Additionally, and as a matter of personal preference, I lean towards doing straight-up damage over wounds in most cases and am open to 4d10 rolls in 1e; they were the default in 0e and worked fine.  This de-emphasizes wound damage to players somewhat and increases the risk that a single attack with a big gun will knock off more than one wound from a player.  I'm okay with that -- players shouldn't run into big guns that often. 

Also, shooting an Alpha Gaunt with a smart rifle from your beautifully-scouted out ambush site and then needing to do it 5 more times is a bit of a drag.  Likewise, I'm willing to add a bit more rules overhead to handle  2(-) and 3(-) enemies a bit differently when you shoot them with really big guns.  I'd handle that sort of thing with common sense at my own table but I'll formalize that common sense here. 

Finally, large guns are a huge pain in the ass in a horror situation (and in fact are probably not appropriate in most circumstances).  They generally can't be used when not mounted or braced. Some aspects of this tradeoff are hard to quantify but should also be there. 


DAMAGE  

1d10: .22 LR, birdshot, lightweight hunting EMAG flechettes etc.  Generally a marginal choice; almost no gun players are likely to use does 1d10 damage.  Against an enemy with 1 or 2 hits and no HP, roll damage.  Any result under 5 does not remove a hit.  Consider applying a similar rule to other ranged weapons that do 1d10 damage as well where it makes sense. 

2d10: Most pistol-caliber ammunition, light gyrojet rounds, etc.  No player in their right mind would carry less gun than this.  

3d10: Standard rifle-caliber bullets, medium gyrojets, Basically every rifle and carbine does 3d10.

4d10: Nonstandard rifle rounds (large hunting rifles, specialized marksman's rifles, HMGs), buckshot and slugs, exotic projectile weapons, heavy gyrojets.  Any weapon that does 4d10 deals 2 wounds to enemies with no hit points.  

1 Wound & 5d10: Very large guns and special cases.  Also deal 2 wounds to enemies with no HP.  Use with care.  


Armor

Replaces PSG values and tend slightly higher; MoSh armor values are a little low.  Even against the revised ABD, there's a 15% chance that an SMG will ruin the armor (57% with a pulse rifle, 86% with a smart rifle.  Generally, armor is only half as effective against things other than bullets.  Being mauled by an alien monster will generally fuck your armor up.  

I've also fucked with the prices to get round numbers. Sorry. 

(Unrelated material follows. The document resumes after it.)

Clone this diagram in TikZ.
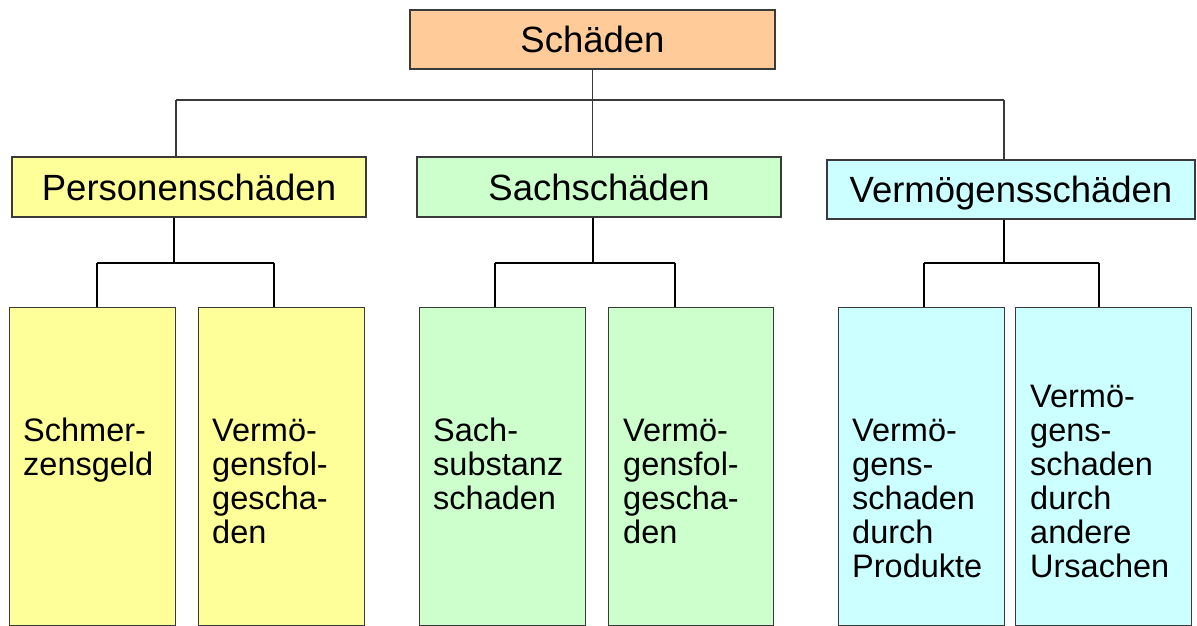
\documentclass[tikz,border=0pt]{standalone}
\usepackage{fontspec}
\setmainfont{Liberation Sans}
\definecolor{cOrange}{HTML}{FFCC99}
\definecolor{cYellow}{HTML}{FFFF99}
\definecolor{cGreen}{HTML}{CCFFCC}
\definecolor{cCyan}{HTML}{CCFFFF}
\definecolor{boxline}{HTML}{3A3A3A}
\tikzset{
  box/.style={draw=boxline, line width=1.3pt, inner sep=0pt, rectangle},
  topbox/.style={box, font=\fontsize{36.5}{40}\selectfont, text height=26pt, text depth=0pt},
  leaf/.style={box, anchor=north west, minimum width=166pt, minimum height=318pt},
  leaftext/.style={anchor=base west, inner sep=0pt, text width=170pt, align=left,
                   font=\fontsize{32.5}{34}\selectfont},
  thinconn/.style={draw=boxline, line width=1.2pt},
  thickconn/.style={draw=black, line width=2.5pt}
}
\begin{document}
\begin{tikzpicture}[x=1pt,y=-1pt]
\useasboundingbox (0,0) rectangle (1197,626);

% top level
\node[topbox, fill=cOrange, minimum width=365pt, minimum height=59pt] (root) at (592.5,39.5) {Schäden};
\node[topbox, fill=cYellow, minimum width=354pt, minimum height=60pt] (p) at (189,187) {Personenschäden};
\node[topbox, fill=cGreen, minimum width=364pt, minimum height=60pt] (s) at (599,187) {Sachschäden};
\node[topbox, fill=cCyan, minimum width=368pt, minimum height=59pt] (v) at (1011,189.5) {Vermögensschäden};

% leaves
\node[leaf, fill=cYellow] (l1) at (9,307) {};
\node[leaf, fill=cYellow] (l2) at (198,307) {};
\node[leaf, fill=cGreen] (l3) at (419,307) {};
\node[leaf, fill=cGreen, minimum width=165pt] (l4) at (608,307) {};
\node[leaf, fill=cCyan] (l5) at (838,307) {};
\node[leaf, fill=cCyan, minimum width=176pt] (l6) at (1015,307) {};

\node[leaftext] (t1) at (23,441) {Schmer-\\zensgeld};
\node[leaftext] (t2) at (212,441) {Vermö-\\gensfol-\\gescha-\\den};
\node[leaftext] (t3) at (433,441) {Sach-\\substanz\\schaden};
\node[leaftext] (t4) at (623,441) {Vermö-\\gensfol-\\gescha-\\den};
\node[leaftext] (t5) at (852,441) {Vermö-\\gens-\\schaden\\durch\\Produkte};
\node[leaftext] (t6) at (1030,407) {Vermö-\\gens-\\schaden\\durch\\andere\\Ursachen};

% top connectors
\coordinate (busL) at (176,100);
\coordinate (busR) at (1004,100);
\draw[thinconn] (busL) -- (busR);
\draw[thinconn] (root.south) -- (root.south |- s.north);
\draw[thinconn] (busL) -- (busL |- p.north);
\draw[thinconn] (busR) -- (busR |- v.north);

% Personen connectors
\coordinate (pj) at (174,263);
\coordinate (pl) at (97,263);
\coordinate (pr) at (274,263);
\draw[thickconn] (p.south -| pj) -- (pj);
\draw[thickconn] (pl) -- (pr);
\draw[thickconn] (pl) -- (pl |- l1.north);
\draw[thickconn] (pr) -- (pr |- l2.north);

% Sach connectors
\coordinate (sj) at (593,263);
\coordinate (sl) at (495,263);
\coordinate (sr) at (675,263);
\draw[thickconn] (s.south -| sj) -- (sj);
\draw[thickconn] (sl) -- (sr);
\draw[thickconn] (sl) -- (sl |- l3.north);
\draw[thickconn] (sr) -- (sr |- l4.north);

% Vermoegens connectors
\coordinate (vj) at (1004,263);
\coordinate (vl) at (924,263);
\coordinate (vr) at (1099,263);
\draw[thickconn] (v.south -| vj) -- (vj);
\draw[thickconn] (vl) -- (vr);
\draw[thickconn] (vl) -- (vl |- l5.north);
\draw[thickconn] (vr) -- (vr |- l6.north);
\end{tikzpicture}
\end{document}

Hazard Suit        | 6AP             | 1kcr
Space Suit         | 8AP             | 5kcr
Concealable Vest:  | 8AP             | 1kcr
Plate Carrier:     | 12AP            | 1kcr
ABD:               | 16AP/1 Wound[!] | 5kcr
Combat Space Suit: | 16AP/1 Wound    | 10kcr

[!]    When destroyed, excess damage does not "blow through"



Automatic Weapons

Fully automatic and burst fire weapons track ammunition in increments of 5.  A regular attack is a 5 round burst unless specifically noted. 

  1. You may generally fire up to 60 shots per round.  
  2. For each additional 5 rounds you fire add +1 damage and -2 to your combat roll.
  3. You may also spray and pray in a general direction.  If you fire 30 rounds, every enemy saves with [+] or takes the weapon's damage.  If you fire 60 rounds enemies make an unmodified save.
  4. Alternatively, you can suppress intelligent enemies.  30 rounds: unmodified save.  60 rounds: save at [-]. 


Semiautomatic Weapons

  1. You may fire up to 5 shots per round.  
  2. For each additional shot fired after the first, add +2 to hit

Revised and Expanded Weapons

GUN                    DAMAGE       AMMO        COST   
AMR                |    *        | 5 (s)   | 20kcr   
Combat Shotgun:    |    4d10**   | 10 (sa) | 2kcr
Hunting Shotgun:   |    4d10**   | 5 (s)   | 500cr
LMG***             |    3d10     | 120 (a) | 5kcr
Pulse Rifle:       |    3d10     | 30 (a)  | 2kcr
Revolver:          |    2d10     | 5 (sa)# | 500cr
Smart Rifle:       |    4d10**** | 10 (sa) | 15kcr
SMG:               |    2d10     | 30 (a)  | 1kcr 

*    Can only be used from Far Away from a rest position. 
     Human-sized enemies roll on the Fatal Wound table. 
     1MDMG to vehicles. Against **SIGNIFIGANT** enemies only, 
     4d10+20.    

**   Roll damage at [-] against armor or at Far Away range.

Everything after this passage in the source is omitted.